** begin **
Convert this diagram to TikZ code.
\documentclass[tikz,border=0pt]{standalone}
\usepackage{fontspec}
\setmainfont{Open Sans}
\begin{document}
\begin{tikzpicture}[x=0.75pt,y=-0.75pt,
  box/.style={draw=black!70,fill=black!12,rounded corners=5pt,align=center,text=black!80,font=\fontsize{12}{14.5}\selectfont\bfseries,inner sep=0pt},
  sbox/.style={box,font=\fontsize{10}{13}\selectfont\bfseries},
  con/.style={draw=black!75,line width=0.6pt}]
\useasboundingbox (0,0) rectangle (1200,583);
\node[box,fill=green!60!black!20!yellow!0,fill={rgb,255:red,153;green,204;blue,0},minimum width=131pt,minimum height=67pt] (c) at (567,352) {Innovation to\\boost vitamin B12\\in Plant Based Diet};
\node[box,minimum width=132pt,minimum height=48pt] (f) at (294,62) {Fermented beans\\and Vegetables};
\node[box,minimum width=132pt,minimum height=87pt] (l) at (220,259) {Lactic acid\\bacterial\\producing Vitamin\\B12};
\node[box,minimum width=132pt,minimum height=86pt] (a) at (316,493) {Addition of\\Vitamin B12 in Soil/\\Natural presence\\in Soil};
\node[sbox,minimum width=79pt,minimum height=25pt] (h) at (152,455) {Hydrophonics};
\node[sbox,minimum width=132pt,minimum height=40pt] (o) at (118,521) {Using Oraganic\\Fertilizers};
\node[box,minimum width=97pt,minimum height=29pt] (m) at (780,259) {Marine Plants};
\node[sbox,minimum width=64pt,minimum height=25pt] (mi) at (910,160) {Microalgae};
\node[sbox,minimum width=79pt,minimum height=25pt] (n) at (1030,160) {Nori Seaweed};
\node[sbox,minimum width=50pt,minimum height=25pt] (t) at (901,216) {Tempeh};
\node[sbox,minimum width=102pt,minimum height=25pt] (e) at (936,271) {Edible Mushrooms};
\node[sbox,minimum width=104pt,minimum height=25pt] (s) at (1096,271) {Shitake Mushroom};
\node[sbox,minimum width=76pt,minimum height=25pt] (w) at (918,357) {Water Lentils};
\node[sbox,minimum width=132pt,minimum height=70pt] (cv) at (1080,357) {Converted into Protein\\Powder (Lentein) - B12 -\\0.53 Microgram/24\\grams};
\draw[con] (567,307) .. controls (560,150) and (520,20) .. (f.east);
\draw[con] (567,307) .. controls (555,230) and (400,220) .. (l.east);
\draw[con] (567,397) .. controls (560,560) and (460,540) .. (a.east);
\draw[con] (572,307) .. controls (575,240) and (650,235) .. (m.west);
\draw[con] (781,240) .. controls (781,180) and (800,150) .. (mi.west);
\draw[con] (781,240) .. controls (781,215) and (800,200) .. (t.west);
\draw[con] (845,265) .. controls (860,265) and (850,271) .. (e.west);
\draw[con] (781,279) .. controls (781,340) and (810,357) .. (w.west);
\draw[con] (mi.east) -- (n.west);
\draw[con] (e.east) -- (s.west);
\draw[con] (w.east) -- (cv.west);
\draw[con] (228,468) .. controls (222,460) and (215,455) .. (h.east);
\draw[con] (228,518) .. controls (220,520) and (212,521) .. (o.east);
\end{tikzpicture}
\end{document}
** end **
DO THIS — From the data above, extract every line in its exact form.

RESPONSE TO THE TASK —
Convert this diagram to TikZ code.
\documentclass[tikz,border=0pt]{standalone}
\usepackage{fontspec}
\setmainfont{Open Sans}
\begin{document}
\begin{tikzpicture}[x=0.75pt,y=-0.75pt,
  box/.style={draw=black!70,fill=black!12,rounded corners=5pt,align=center,text=black!80,font=\fontsize{12}{14.5}\selectfont\bfseries,inner sep=0pt},
  sbox/.style={box,font=\fontsize{10}{13}\selectfont\bfseries},
  con/.style={draw=black!75,line width=0.6pt}]
\useasboundingbox (0,0) rectangle (1200,583);
\node[box,fill=green!60!black!20!yellow!0,fill={rgb,255:red,153;green,204;blue,0},minimum width=131pt,minimum height=67pt] (c) at (567,352) {Innovation to\\boost vitamin B12\\in Plant Based Diet};
\node[box,minimum width=132pt,minimum height=48pt] (f) at (294,62) {Fermented beans\\and Vegetables};
\node[box,minimum width=132pt,minimum height=87pt] (l) at (220,259) {Lactic acid\\bacterial\\producing Vitamin\\B12};
\node[box,minimum width=132pt,minimum height=86pt] (a) at (316,493) {Addition of\\Vitamin B12 in Soil/\\Natural presence\\in Soil};
\node[sbox,minimum width=79pt,minimum height=25pt] (h) at (152,455) {Hydrophonics};
\node[sbox,minimum width=132pt,minimum height=40pt] (o) at (118,521) {Using Oraganic\\Fertilizers};
\node[box,minimum width=97pt,minimum height=29pt] (m) at (780,259) {Marine Plants};
\node[sbox,minimum width=64pt,minimum height=25pt] (mi) at (910,160) {Microalgae};
\node[sbox,minimum width=79pt,minimum height=25pt] (n) at (1030,160) {Nori Seaweed};
\node[sbox,minimum width=50pt,minimum height=25pt] (t) at (901,216) {Tempeh};
\node[sbox,minimum width=102pt,minimum height=25pt] (e) at (936,271) {Edible Mushrooms};
\node[sbox,minimum width=104pt,minimum height=25pt] (s) at (1096,271) {Shitake Mushroom};
\node[sbox,minimum width=76pt,minimum height=25pt] (w) at (918,357) {Water Lentils};
\node[sbox,minimum width=132pt,minimum height=70pt] (cv) at (1080,357) {Converted into Protein\\Powder (Lentein) - B12 -\\0.53 Microgram/24\\grams};
\draw[con] (567,307) .. controls (560,150) and (520,20) .. (f.east);
\draw[con] (567,307) .. controls (555,230) and (400,220) .. (l.east);
\draw[con] (567,397) .. controls (560,560) and (460,540) .. (a.east);
\draw[con] (572,307) .. controls (575,240) and (650,235) .. (m.west);
\draw[con] (781,240) .. controls (781,180) and (800,150) .. (mi.west);
\draw[con] (781,240) .. controls (781,215) and (800,200) .. (t.west);
\draw[con] (845,265) .. controls (860,265) and (850,271) .. (e.west);
\draw[con] (781,279) .. controls (781,340) and (810,357) .. (w.west);
\draw[con] (mi.east) -- (n.west);
\draw[con] (e.east) -- (s.west);
\draw[con] (w.east) -- (cv.west);
\draw[con] (228,468) .. controls (222,460) and (215,455) .. (h.east);
\draw[con] (228,518) .. controls (220,520) and (212,521) .. (o.east);
\end{tikzpicture}
\end{document}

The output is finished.